Christians, who make up about 10 percent of Syria’s population, say they are particularly vulnerable to the violence sweeping the country of 22 million people. They are fearful that Syria will become another Iraq, with Christians caught in the crossfire between rival Islamic groups.
“What is happening in these neighborhoods pains our hearts,” said Maximos al-Jamal, a Greek Orthodox priest who is still in Homs.
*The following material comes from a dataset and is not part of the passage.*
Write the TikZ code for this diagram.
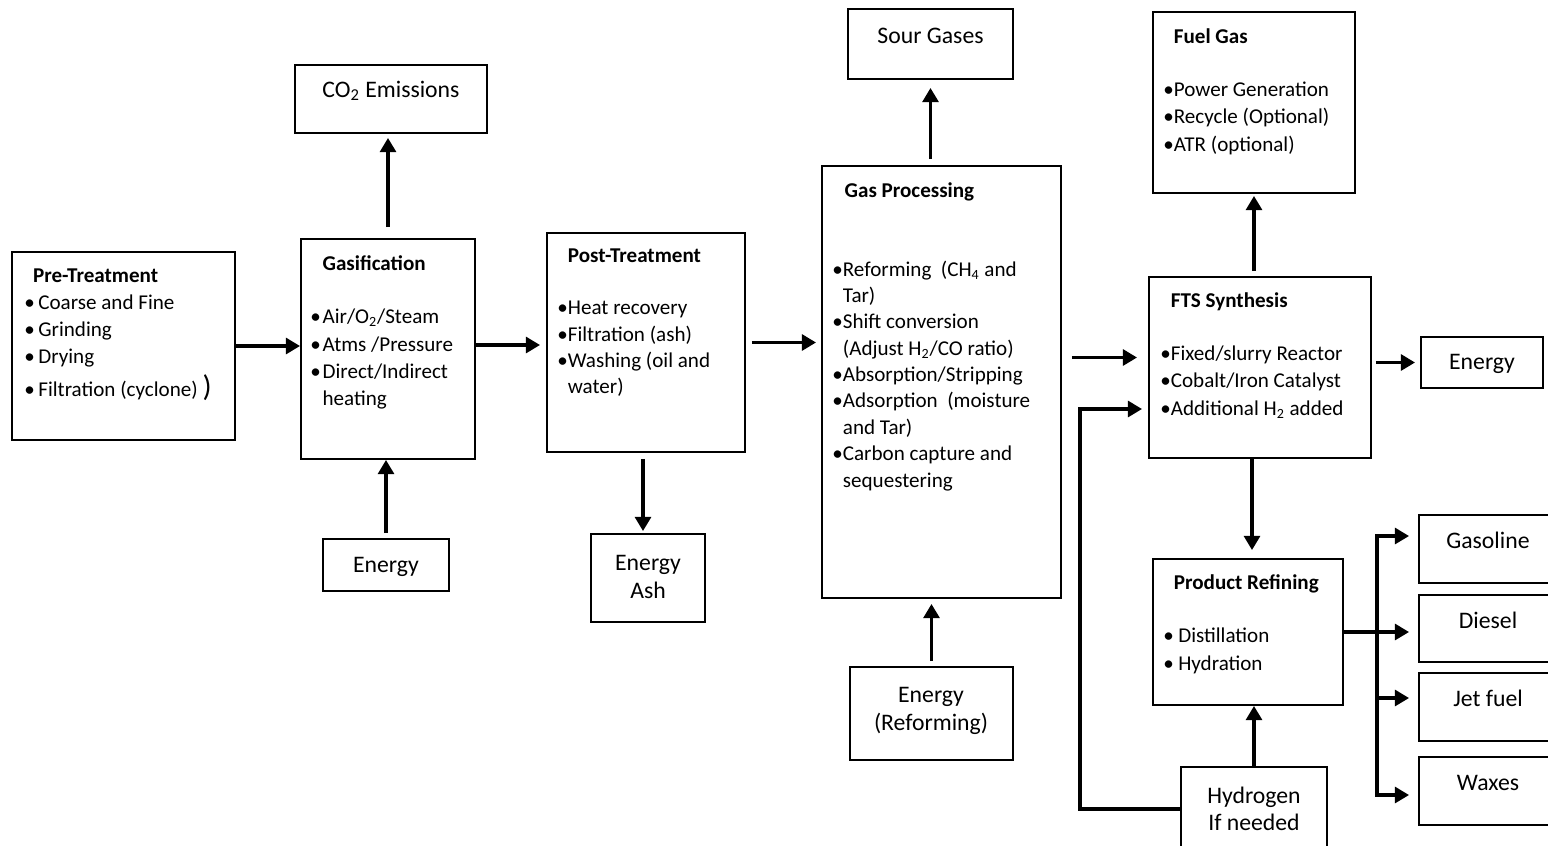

He says about 90 of the civilians in two besieged Homs neighborhoods are Christians, down from thousands who lived in the area before the uprising began.
“Before we were staying here to guard our homes but now the situation is unbearable,” one Homs resident told The Associated Press by telephone, asking that his name not be used for fear of reprisals by both sides of the conflict.
He said he feared the rebels want to keep the Christians trapped in the city as a bargaining chip while the army’s bombardment and ground attacks on the city intensify. Syrian Christians have largely stuck by President Bashar Assad, fearing the strength of Muslim hard-liners in the uprising against his rule.
Several mediators have made an urgent appeal to evacuate the Christians who they fear could be targeted for their religion. Syrian Christians don’t have to look far for an example of brutal treatment. Hundreds of thousands of Christians fled Iraq after their community and others were repeatedly targeted by extremist militants in the chaotic years after Saddam Hussein’s 2003 ouster.
The Christians, who are trapped in Homs’ Hamidiyeh and Bustan Diwan neighborhoods, include four children under the age of 10. There is barely any electricity or running water, telephone lines are unreliable and they are forced to hide in shelters during daily shelling.
Pictures posted online from the neighborhoods show empty streets full of debris, bullet-riddled buildings and churches with blown up walls and windows. Al-Jamal said a Greek Orthodox and a Protestant church were destroyed.
Father Michel Noman, who is trying to mediate a safe passage for the Christians, wrote on a Facebook page dedicated to Hamidiyeh, that the people trapped in the area are tired.
“I tell them all, there are people who have been working to get you out. We will keep trying 20 more times and 30 more times in order to rescue those human beings,” Noman said.